Island County and the Washington State Department of Natural Resources are working together to clean up the derelict and abandoned boats that dot Whidbey Island’s coasts.
According to Kelly Zupich, coordinator of the Island County Marine Resources committee, the county and state department have removed four derelict vessels from Island County shorelines so far this year.
But it will be an expensive and time-consuming process to clear Whidbey and Camano islands of abandoned boats entirely; Troy Wood, the derelict vessel removal program manager with the state Department of Natural Resources, said there are 14 vessels remaining in Island County.
Clearing the shoreline of these dilapidated watercraft is a more involved process than simply hauling them away. Wood said the state contacts boat owners and encourages them to take care of their property on their own. If that doesn’t occur, the state must notify owners that their boat will be removed, then follow the legal process to take custody of the boat, which takes 15 days. Boat owners then have 30 days to appeal the decision.
Only then can the removal itself take place. Wood said the state department contracts with tow companies for smaller boats and salvage companies for larger vessels. The process for removing a derelict boat differs depending on the size, location and situation in which it is found.
Once the boat is removed and the water cleaned of toxins, the boat materials are recycled if possible, or taken to the dump if they are non-recyclable, such as concrete.
It is a costly process, and the expenses vary widely depending upon the situation and condition of the boat. Zupich said removals in Island County this year have cost between $21,000 and $42,000 per removal. Wood said these numbers are only for small vessels; last biennium, the state department removed a boat in Pacific County that cost $3 million.
The money for the removals comes from the state watercraft excise tax; while this tax used to go directly to the state general fund, Wood said the Department of Natural Resources recently successfully petitioned the state Legislature to direct some of the revenue from this tax to the derelict vessel removal program.

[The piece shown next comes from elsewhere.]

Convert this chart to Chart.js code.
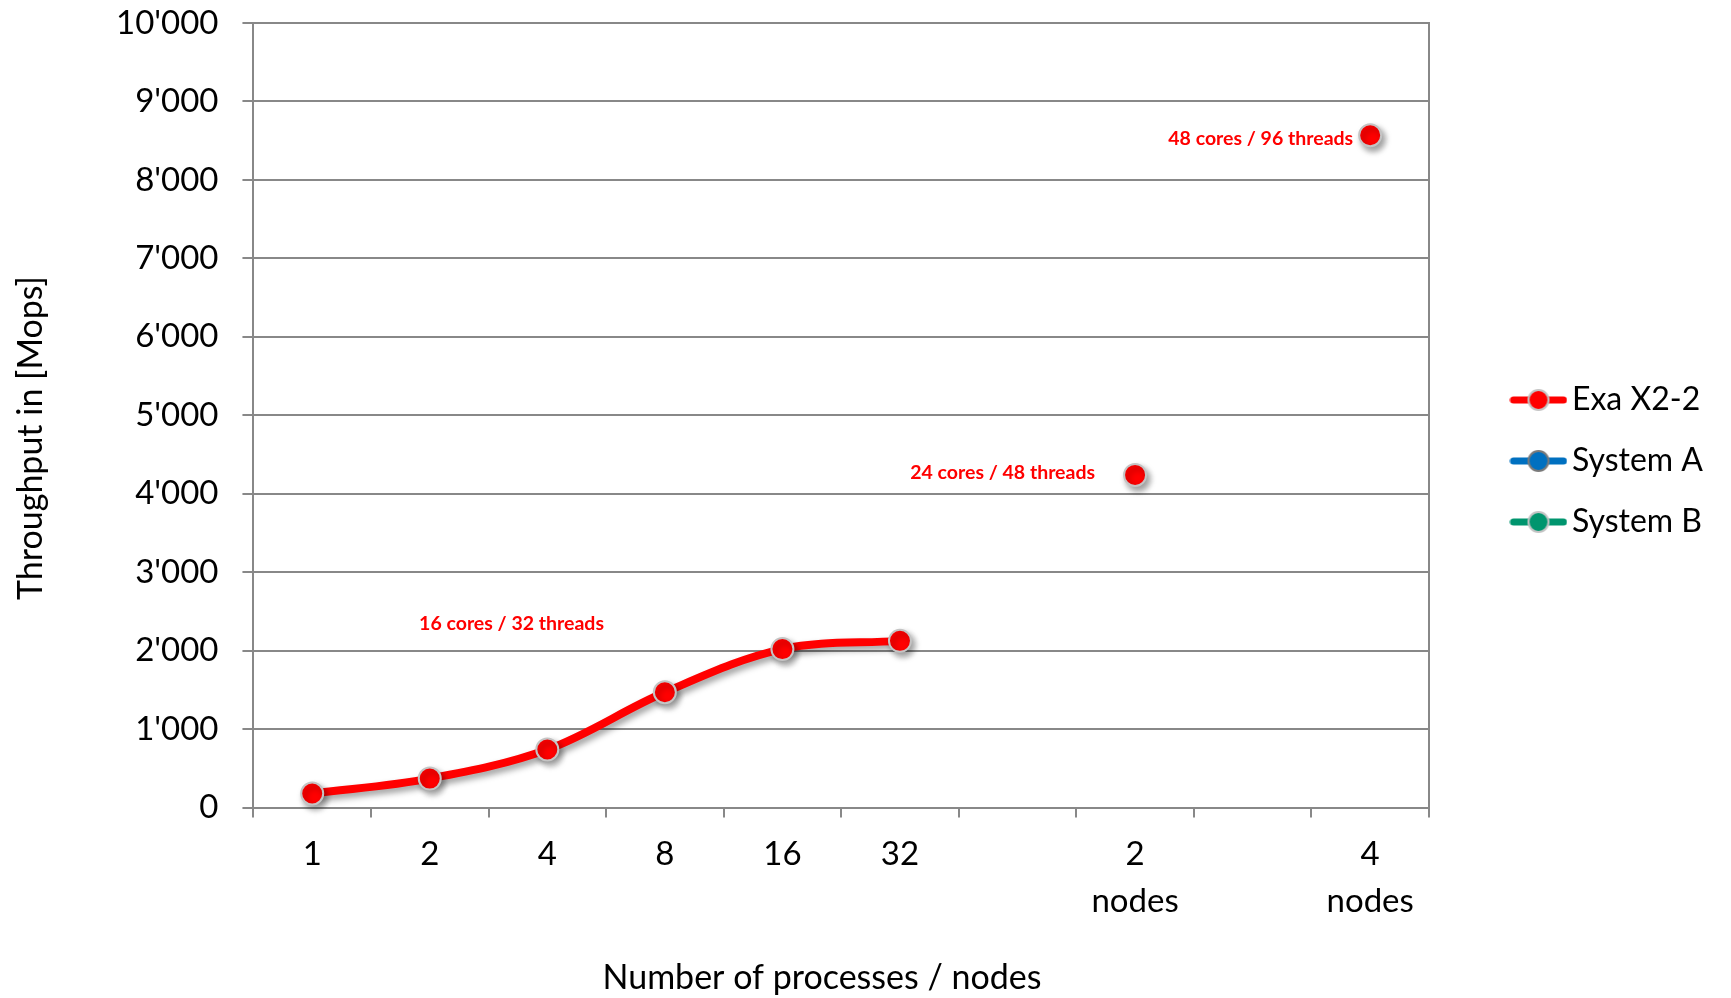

With the additional state funding, the department removed 314 vessels statewide last biennium. Wood said its previous record was 123 removals in one two-year period. There are currently around 300 vessels on the state’s list of concern.

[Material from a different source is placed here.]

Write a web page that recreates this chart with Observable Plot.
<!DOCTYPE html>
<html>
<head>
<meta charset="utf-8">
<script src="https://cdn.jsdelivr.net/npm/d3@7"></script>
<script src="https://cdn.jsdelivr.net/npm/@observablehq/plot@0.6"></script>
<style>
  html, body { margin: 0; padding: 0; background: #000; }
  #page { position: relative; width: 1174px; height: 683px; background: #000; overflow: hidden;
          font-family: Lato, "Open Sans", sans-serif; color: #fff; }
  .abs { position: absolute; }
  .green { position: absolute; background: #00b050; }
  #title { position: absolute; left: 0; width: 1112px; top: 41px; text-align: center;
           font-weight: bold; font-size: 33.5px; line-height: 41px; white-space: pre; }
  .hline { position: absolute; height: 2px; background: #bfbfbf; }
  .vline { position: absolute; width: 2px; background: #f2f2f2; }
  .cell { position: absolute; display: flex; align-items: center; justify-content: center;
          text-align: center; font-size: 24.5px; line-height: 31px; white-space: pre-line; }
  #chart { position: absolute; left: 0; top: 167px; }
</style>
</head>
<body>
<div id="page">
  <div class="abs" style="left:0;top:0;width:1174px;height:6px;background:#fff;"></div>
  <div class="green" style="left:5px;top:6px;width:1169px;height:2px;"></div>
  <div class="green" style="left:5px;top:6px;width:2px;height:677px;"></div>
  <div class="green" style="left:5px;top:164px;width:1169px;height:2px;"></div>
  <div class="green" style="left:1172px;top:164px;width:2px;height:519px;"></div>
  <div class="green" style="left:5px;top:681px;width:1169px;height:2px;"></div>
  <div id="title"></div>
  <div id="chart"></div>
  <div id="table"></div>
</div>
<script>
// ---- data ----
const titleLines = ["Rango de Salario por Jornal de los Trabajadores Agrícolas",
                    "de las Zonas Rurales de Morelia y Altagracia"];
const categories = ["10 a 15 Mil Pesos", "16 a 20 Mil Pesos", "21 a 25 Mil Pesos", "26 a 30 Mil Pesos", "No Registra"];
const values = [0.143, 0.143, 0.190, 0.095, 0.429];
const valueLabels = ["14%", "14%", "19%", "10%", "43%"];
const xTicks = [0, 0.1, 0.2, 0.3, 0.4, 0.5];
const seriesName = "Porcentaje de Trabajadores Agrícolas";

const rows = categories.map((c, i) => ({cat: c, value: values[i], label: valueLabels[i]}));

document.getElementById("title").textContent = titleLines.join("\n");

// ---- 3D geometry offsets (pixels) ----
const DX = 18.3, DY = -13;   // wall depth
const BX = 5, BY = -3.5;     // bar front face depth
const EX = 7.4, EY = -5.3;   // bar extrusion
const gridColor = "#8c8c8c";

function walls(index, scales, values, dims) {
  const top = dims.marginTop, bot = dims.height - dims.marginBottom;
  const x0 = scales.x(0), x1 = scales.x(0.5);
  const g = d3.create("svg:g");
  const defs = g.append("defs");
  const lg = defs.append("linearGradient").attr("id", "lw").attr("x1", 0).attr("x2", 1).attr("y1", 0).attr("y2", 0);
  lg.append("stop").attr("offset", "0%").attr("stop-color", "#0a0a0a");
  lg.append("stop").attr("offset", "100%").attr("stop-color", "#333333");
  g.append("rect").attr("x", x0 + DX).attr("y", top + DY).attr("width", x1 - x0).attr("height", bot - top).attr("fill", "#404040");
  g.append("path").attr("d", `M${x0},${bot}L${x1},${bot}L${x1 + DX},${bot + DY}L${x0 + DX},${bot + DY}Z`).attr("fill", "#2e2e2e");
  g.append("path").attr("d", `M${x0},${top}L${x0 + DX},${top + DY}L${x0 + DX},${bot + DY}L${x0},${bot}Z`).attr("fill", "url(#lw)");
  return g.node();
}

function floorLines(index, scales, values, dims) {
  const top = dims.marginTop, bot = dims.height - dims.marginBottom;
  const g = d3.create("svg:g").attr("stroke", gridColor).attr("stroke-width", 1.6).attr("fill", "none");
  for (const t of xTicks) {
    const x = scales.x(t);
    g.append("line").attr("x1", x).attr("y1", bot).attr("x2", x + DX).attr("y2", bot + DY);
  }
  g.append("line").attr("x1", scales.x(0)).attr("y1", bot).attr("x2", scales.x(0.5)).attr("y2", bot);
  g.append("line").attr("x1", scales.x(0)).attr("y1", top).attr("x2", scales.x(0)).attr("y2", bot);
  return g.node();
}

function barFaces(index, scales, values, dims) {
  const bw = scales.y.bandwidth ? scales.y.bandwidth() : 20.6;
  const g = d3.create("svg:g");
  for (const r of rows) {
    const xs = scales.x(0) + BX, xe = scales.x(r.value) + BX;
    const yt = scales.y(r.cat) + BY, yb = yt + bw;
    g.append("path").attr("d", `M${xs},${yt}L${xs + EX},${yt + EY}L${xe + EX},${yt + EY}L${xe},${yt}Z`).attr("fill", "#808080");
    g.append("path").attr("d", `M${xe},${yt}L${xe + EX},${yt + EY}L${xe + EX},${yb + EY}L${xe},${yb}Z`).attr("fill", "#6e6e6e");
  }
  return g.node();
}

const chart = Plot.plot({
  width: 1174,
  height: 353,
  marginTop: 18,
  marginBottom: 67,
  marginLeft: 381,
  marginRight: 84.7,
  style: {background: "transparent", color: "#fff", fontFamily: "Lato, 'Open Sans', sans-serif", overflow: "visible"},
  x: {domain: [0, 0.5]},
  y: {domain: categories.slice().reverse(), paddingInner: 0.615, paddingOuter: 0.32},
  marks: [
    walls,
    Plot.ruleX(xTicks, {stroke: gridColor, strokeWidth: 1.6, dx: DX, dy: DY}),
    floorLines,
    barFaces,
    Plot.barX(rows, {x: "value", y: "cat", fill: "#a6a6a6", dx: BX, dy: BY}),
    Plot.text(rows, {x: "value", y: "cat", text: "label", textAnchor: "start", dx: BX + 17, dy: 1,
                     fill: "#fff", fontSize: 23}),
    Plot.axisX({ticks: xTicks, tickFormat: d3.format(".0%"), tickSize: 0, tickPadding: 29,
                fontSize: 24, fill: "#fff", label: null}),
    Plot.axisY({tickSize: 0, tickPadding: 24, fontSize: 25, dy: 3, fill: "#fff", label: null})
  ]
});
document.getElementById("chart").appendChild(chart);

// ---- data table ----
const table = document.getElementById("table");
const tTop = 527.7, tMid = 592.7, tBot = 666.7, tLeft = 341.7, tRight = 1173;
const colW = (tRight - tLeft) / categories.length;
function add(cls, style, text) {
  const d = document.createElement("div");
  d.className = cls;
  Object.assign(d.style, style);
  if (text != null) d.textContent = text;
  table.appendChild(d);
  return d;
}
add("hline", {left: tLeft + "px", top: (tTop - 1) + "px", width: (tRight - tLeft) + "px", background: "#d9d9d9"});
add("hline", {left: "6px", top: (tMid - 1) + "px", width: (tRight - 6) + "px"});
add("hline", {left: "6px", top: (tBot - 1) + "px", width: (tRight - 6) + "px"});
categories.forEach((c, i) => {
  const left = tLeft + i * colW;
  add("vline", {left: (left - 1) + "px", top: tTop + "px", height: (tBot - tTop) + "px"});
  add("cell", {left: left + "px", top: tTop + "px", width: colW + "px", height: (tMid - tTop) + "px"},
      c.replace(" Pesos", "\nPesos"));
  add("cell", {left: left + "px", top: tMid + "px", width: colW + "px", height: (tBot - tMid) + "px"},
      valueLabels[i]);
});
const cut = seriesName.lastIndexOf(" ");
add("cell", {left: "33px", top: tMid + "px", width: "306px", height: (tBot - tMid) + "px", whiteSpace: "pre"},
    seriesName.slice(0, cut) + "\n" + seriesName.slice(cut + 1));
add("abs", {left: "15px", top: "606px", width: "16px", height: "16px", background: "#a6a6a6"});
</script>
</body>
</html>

Boats left to deteriorate in the waters of the Puget Sound area pose major risks to the health of marine wildlife and the environment.

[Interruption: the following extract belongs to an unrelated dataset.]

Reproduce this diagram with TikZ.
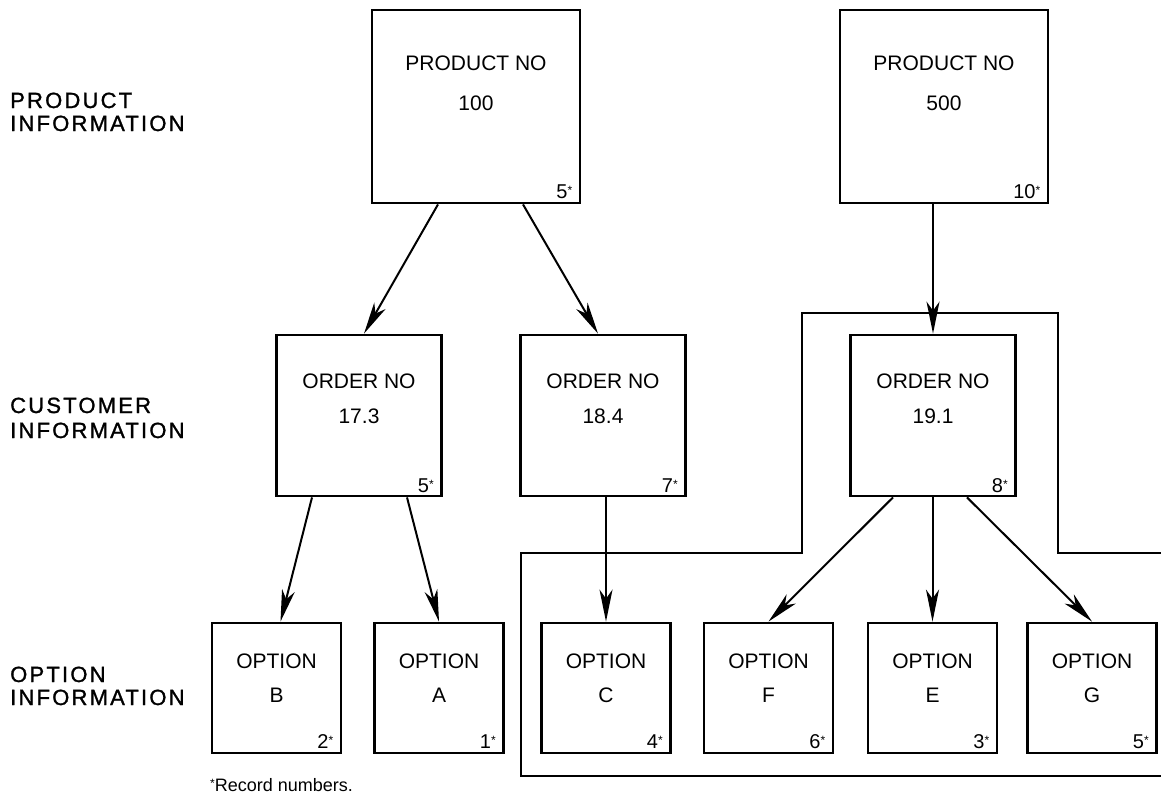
\documentclass[tikz,border=0pt]{standalone}
\usepackage{fontspec}
\setmainfont{Liberation Sans}
\newfontfamily\labfont[LetterSpace=10,FakeBold=1.2]{Liberation Sans}
\usetikzlibrary{arrows.meta,calc}

% small raised asterisk used for record numbers
\newcommand{\recstar}{\raisebox{4pt}{\fontsize{12}{12}\selectfont *}}

\tikzset{
  recbox/.style={draw, rectangle, line width=2.8pt, inner sep=0pt},
  prodbox/.style={recbox, minimum width=208pt, minimum height=193pt},
  ordbox/.style={recbox, minimum width=165pt, minimum height=161pt},
  optbox/.style={recbox, minimum width=129pt, minimum height=130pt},
  boxtext/.style={anchor=base, inner sep=0pt, font=\fontsize{21}{24}\selectfont},
  recno/.style={anchor=base east, inner sep=0pt, font=\fontsize{20}{24}\selectfont},
  levellabel/.style={anchor=base west, inner sep=0pt, font=\labfont\fontsize{22}{24}\selectfont},
  footnotetext/.style={anchor=base west, inner sep=0pt, font=\fontsize{18}{20}\selectfont},
  link/.style={line width=2pt, -{Stealth[length=32pt,width=13pt,inset=9pt]}},
  fence/.style={line width=2pt, line join=miter},
}

\begin{document}
\begin{tikzpicture}[x=1pt, y=-1pt]
  \path[fill=white] (0,0) rectangle (1161,795);
  \useasboundingbox (0,0) rectangle (1161,795);

  % level labels
  \node[levellabel] (lp1) at (10,108) {PRODUCT};
  \node[levellabel] (lp2) at (10,131) {INFORMATION};
  \node[levellabel] (lc1) at (10,413) {CUSTOMER};
  \node[levellabel] (lc2) at (10,438) {INFORMATION};
  \node[levellabel] (lo1) at (10,682) {OPTION};
  \node[levellabel] (lo2) at (10,705) {INFORMATION};

  % product records
  \node[prodbox] (p1) at (476,106.5) {};
  \node[boxtext] (p1a) at (476,70) {PRODUCT NO};
  \node[boxtext] (p1b) at (476,110) {100};
  \node[recno] (p1r) at ($(p1.south east)+(-9,-6)$) {5\recstar};

  \node[prodbox] (p2) at (944,106.5) {};
  \node[boxtext] (p2a) at (944,70) {PRODUCT NO};
  \node[boxtext] (p2b) at (944,110) {500};
  \node[recno] (p2r) at ($(p2.south east)+(-9,-6)$) {10\recstar};

  % customer (order) records
  \node[ordbox] (o1) at (359,415.5) {};
  \node[boxtext] (o1a) at (359,388) {ORDER NO};
  \node[boxtext] (o1b) at (359,423) {17.3};
  \node[recno] (o1r) at ($(o1.south east)+(-9,-5)$) {5\recstar};

  \node[ordbox] (o2) at (603,415.5) {};
  \node[boxtext] (o2a) at (603,388) {ORDER NO};
  \node[boxtext] (o2b) at (603,423) {18.4};
  \node[recno] (o2r) at ($(o2.south east)+(-9,-5)$) {7\recstar};

  \node[ordbox] (o3) at (933,415.5) {};
  \node[boxtext] (o3a) at (933,388) {ORDER NO};
  \node[boxtext] (o3b) at (933,423) {19.1};
  \node[recno] (o3r) at ($(o3.south east)+(-9,-5)$) {8\recstar};

  % option records
  \foreach \nm/\cx/\ltr/\rn in {b/276.5/B/2, a/439/A/1, c/606/C/4, f/768.5/F/6, e/932.5/E/3, g/1092/G/5}{
    \node[optbox] (\nm) at (\cx,688) {};
    \node[boxtext] (\nm t) at (\cx,668) {OPTION};
    \node[boxtext] (\nm l) at (\cx,702) {\ltr};
    \node[recno] (\nm r) at ($(\nm.south east)+(-9,-6)$) {\rn\recstar};
  }

  % outline around the records reached from product 500
  \draw[fence] (1161,553) -- (1058,553) -- (1058,313) -- (802,313) -- (802,553)
               -- (521,553) -- (521,776) -- (1161,776);

  % links between records
  \draw[link] ($(p1.south)+(-38,0)$) -- ($(o1.north)+(5,0)$);
  \draw[link] ($(p1.south)+(47,0)$) -- ($(o2.north)+(-5,0)$);
  \draw[link] (p2.south -| o3.north) -- (o3.north);

  \draw[link] ($(o1.south)+(-47,0)$) -- ($(b.north)+(4,0)$);
  \draw[link] ($(o1.south)+(48,0)$) -- (a.north);
  \draw[link] (c.north |- o2.south) -- (c.north);
  \draw[link] ($(o3.south)+(-40,0)$) -- (f.north);
  \draw[link] (e.north |- o3.south) -- (e.north);
  \draw[link] ($(o3.south)+(34,0)$) -- (g.north);

  % footnote
  \node[footnotetext] (note) at (210,791) {\recstar Record numbers.};
\end{tikzpicture}
\end{document}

“Boats tend to carry a lot of chemicals, metals and other pollutants which end up on our shorelines and in our waterways when a vessel is left to break down,” Zupich said.
In the waters surrounding Whidbey Island, these chemicals affect shellfish beds and juvenile salmon that stay in nearby estuaries, she added.
Wood further explained that these chemicals make their way through the food chain. Besides harming aquatic life, contaminants find their way into salmon and shellfish that humans eat.
“Everything on a vessel — paint, sealant and stuff like that — is meant to prevent life from growing on that vessel, so when you leave these vessels out there, all that stuff is sloughed off into the environment,” he said.
The boats also disrupt natural shoreline processes, create debris that is difficult to clean up and cause navigational hazards.
The best way to mitigate these deleterious effects is to prevent boats from becoming derelict in the first place. Wood said a statewide vessel turn in program exists, in which boat owners who can no longer keep up with the maintenance of their boat can turn it over to the state for disposal at no or little cost to the boat owner.
Zupich said while the Marine Resources Committee searches for abandoned boats as often as feasible, Whidbey residents can assist the committee with locating derelict vessels by reporting boats they believe to be abandoned at mycoast.org/wa/boat/report or dnr.wa.gov/vessel-reporting.